Traffic pumping, also known as access stimulation, is a controversial practice by which some local exchange telephone carriers in rural areas of the United States inflate the volume of incoming calls to their networks, and profit from the greatly increased intercarrier compensation fees to which they are entitled by the Telecommunications Act of 1996.

As of March 2010, traffic pumping is the subject of an ongoing legal and regulatory dispute involving AT&T, Google Voice, rural phone carriers, and the U.S. Federal Communications Commission (FCC).

Under the regulatory mechanisms of the Telecommunications Act of 1996, wireless, and long distance carriers (such as AT&T, Sprint, T-Mobile US, or Verizon) pay access fees to local exchange carriers (LECs) for calls to those carriers' local subscribers.

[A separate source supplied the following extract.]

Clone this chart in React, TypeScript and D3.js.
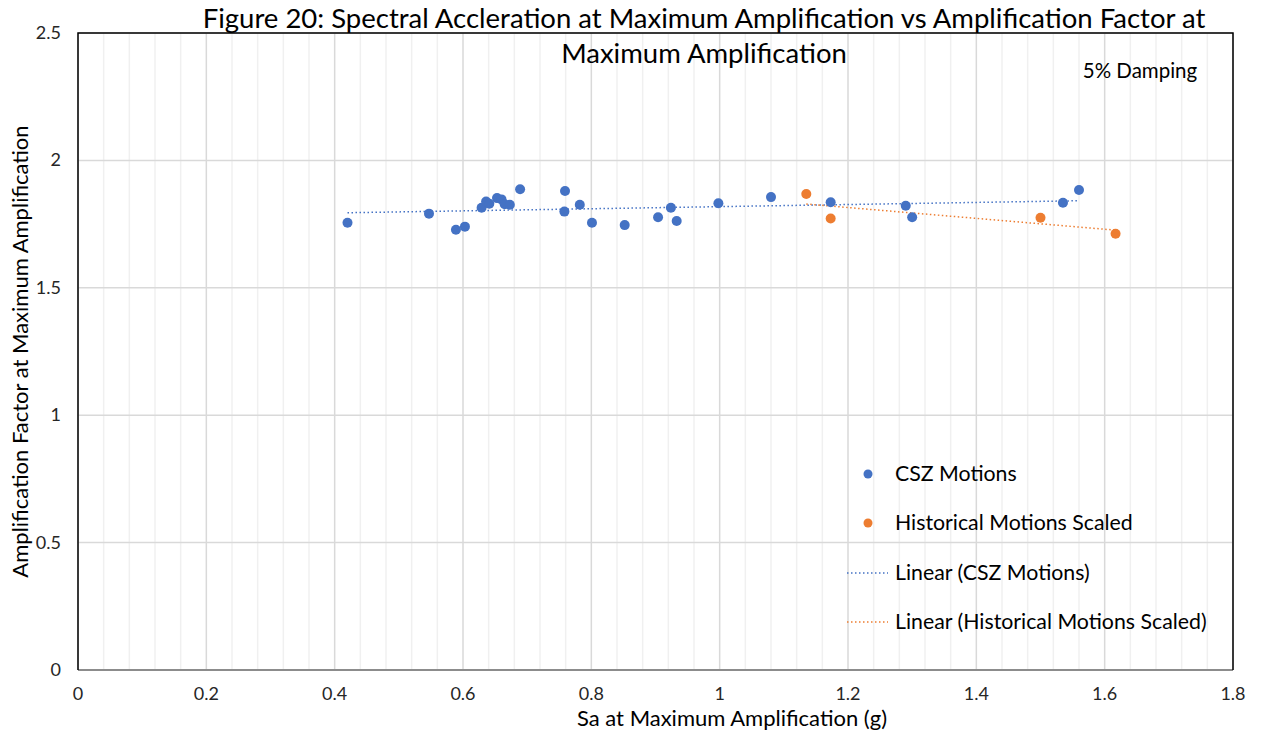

Rural carriers are allowed by the FCC to charge substantially higher access fees than carriers in more urban areas, based on the rationale that they must pay for substantial fixed infrastructure costs while handling lower call volume.

In order to increase their incoming call volume, and thereby fees owed, rural carriers partner with certain telephone service providers to route their calls through the rural carrier. These services typically include phone sex and conference call providers, which expect a high volume of incoming calls. Notably, these service providers do not need to establish a physical, local presence in order to route their calls in this way. As a consequence of this arrangement, the rural carriers can receive millions of dollars of fees, which they then share with the ostensibly "local" service providers, who are responsible for vastly increasing call volume above typical rural usage.